Traditional machine learning methods such as clustering have been a valuable part of the Laufer Center's toolkit for many years. With increases in computing power, and especially CPUs, we have now begun to incorporate deep learning approaches into our research. The Simmerling lab’s ff99SB protein force field is a component of the Nobel-prize winning AlphaFold model; more recently, Profs Kozakov, Coutsias and Simmerling have collaborated in the development of fine-tuned AlphaFold models for specialized systems. These methods are succeeding when AlphaFold alone fails, underscoring the role of physics where the experimental training data are too sparse to provide good predictions.

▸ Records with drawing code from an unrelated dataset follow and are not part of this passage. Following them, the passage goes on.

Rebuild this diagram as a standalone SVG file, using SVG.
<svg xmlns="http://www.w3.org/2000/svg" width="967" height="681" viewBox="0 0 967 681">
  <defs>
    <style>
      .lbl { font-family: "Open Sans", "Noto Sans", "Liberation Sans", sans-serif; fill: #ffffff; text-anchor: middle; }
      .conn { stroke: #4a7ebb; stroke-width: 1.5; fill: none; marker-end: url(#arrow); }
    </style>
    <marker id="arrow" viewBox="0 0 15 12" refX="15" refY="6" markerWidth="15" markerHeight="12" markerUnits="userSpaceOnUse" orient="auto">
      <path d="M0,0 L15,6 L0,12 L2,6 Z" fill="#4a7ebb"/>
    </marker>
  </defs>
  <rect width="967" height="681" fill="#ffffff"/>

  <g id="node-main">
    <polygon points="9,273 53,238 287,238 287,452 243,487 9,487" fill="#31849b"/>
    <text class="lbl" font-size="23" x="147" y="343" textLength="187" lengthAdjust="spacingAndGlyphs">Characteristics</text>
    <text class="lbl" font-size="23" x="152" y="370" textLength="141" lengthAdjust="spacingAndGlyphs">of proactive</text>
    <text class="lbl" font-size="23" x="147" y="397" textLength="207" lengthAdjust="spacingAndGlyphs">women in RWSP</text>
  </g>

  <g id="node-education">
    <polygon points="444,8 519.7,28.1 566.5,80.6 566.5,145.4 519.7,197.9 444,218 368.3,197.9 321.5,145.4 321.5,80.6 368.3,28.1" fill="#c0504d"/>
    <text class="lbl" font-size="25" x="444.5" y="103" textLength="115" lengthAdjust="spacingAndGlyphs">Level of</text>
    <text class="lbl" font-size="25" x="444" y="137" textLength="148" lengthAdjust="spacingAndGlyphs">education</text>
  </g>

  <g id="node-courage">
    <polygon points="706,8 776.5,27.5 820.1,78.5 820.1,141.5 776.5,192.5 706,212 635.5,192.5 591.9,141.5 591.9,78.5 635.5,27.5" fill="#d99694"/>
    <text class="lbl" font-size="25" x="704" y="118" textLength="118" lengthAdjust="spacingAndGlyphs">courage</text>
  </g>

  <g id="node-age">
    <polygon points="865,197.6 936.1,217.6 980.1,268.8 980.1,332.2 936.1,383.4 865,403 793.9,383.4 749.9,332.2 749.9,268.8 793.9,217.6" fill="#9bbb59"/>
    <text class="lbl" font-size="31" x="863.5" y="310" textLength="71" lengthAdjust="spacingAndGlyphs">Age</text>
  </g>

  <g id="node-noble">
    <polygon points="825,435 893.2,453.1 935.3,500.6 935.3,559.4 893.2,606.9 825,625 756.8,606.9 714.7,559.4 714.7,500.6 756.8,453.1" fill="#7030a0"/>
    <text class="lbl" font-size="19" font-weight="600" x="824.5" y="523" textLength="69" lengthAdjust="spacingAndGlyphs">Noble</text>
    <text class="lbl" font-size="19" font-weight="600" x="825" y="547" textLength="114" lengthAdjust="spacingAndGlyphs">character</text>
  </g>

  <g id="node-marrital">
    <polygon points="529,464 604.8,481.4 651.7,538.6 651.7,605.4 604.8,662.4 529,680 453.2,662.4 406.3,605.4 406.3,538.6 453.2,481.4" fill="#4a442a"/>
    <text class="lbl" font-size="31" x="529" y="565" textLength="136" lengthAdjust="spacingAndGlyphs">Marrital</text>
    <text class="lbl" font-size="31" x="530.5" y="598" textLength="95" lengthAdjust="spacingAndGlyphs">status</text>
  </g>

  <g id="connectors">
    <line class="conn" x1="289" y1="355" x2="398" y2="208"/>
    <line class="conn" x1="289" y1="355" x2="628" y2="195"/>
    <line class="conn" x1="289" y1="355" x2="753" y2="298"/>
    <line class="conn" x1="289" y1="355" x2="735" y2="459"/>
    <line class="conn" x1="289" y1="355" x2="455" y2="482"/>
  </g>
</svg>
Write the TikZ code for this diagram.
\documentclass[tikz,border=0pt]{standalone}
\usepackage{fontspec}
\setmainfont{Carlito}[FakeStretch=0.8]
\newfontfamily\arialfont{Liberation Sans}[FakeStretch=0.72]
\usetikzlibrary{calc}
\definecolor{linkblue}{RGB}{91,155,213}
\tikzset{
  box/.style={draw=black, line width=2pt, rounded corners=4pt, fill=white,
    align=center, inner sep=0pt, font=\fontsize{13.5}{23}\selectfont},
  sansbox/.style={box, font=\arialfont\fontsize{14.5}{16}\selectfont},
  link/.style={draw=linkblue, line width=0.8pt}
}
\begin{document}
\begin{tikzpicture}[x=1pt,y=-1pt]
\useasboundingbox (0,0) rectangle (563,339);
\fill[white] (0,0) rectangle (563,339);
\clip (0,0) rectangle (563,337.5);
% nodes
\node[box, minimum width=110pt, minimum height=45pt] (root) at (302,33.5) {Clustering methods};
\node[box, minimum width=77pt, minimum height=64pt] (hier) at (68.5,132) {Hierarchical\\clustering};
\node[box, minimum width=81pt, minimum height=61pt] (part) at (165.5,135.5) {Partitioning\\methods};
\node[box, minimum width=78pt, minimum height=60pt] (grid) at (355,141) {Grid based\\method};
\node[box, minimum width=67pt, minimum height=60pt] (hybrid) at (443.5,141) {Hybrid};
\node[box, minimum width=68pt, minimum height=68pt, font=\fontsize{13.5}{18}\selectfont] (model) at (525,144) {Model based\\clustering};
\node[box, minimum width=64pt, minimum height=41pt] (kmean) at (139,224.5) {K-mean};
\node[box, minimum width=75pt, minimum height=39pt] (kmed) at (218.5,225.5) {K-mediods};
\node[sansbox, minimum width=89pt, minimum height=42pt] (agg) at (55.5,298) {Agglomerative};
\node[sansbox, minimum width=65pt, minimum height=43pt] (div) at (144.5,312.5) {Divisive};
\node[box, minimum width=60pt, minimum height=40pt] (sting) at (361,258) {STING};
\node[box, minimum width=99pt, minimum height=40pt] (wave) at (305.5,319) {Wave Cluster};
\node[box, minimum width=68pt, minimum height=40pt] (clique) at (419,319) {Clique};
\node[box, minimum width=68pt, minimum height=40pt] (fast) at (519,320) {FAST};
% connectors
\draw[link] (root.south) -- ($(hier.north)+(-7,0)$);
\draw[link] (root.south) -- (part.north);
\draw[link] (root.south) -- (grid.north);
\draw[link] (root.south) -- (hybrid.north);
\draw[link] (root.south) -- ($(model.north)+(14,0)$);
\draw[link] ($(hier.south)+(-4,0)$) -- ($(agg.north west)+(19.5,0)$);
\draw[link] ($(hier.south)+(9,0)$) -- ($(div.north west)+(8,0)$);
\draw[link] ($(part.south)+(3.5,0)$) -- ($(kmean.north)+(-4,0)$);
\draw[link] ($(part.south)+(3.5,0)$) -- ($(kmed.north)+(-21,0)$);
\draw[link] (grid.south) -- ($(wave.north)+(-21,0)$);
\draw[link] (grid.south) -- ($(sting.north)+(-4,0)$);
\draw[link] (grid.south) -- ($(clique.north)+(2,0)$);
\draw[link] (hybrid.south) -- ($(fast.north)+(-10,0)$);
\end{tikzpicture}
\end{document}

We are also developing neural network approaches to improve the quality of our force fields and solvent models, enabled by our creation of large libraries of synthetic data for robust training and validation. 

 

MHC-Fine: Fine-tuned AlphaFold for precise MHC-peptide complex prediction

Ernest Glukhov1 , Dmytro Kalitin1, Darya Stepanenko1, Yimin Zhu, Thu Nguyen, George Jones1, Taras Patsahan, Carlos Simmerling, Julie C. Mitchell, Sandor Vajda, Ken A. Dill, Dzmitry Padhorny, Dima Kozakov

Abstract: The precise prediction of major histocompatibility complex (MHC)-peptide complex structures is pivotal for understanding cellular immune responses and advancing vaccine design. In this study, we enhanced AlphaFold’s capabilities by fine-tuning it with a specialized dataset consisting of exclusively high-resolution class I MHC-peptide crystal structures. This tailored approach aimed to address the generalist nature of AlphaFold’s original training, which, while broad-ranging, lacked the granularity necessary for the high-precision demands of class I MHC-peptide interaction prediction. A comparative analysis was conducted against the homology-modeling-based method Pandora as well as the AlphaFold multimer model. Our results demonstrate that our fine-tuned model outperforms others in terms of root-mean-square deviation (median value for Cα atoms for peptides is 0.66 Å) and also provides enhanced predicted local distance difference test scores, offering a more reliable assessment of the predicted structures. These advances have substantial implications for computational immunology, potentially accelerating the development of novel therapeutics and vaccines by providing a more precise computational lens through which to view MHC-peptide interactions.

Comparative Visualization of pMHC Complex Prediction Accuracy.

Comparative analysis of prediction accuracy for class I MHC-peptide complexes using RMSD calculated for Cα atoms of peptides: performance of AlphaFold, Pandora, and MHC-Fine.

Ref: MHC-Fine: Fine-tuned AlphaFold for precise MHC-peptide complex prediction. Glukhov E, Kalitin D, Stepanenko D, Zhu Y, Nguyen T, Jones G, Patsahan T, Simmerling C, Mitchell JC, Vajda S, Dill KA, Padhorny D, Kozakov D.Biophys J. 2024 Sep 3;123(17):2902-2909.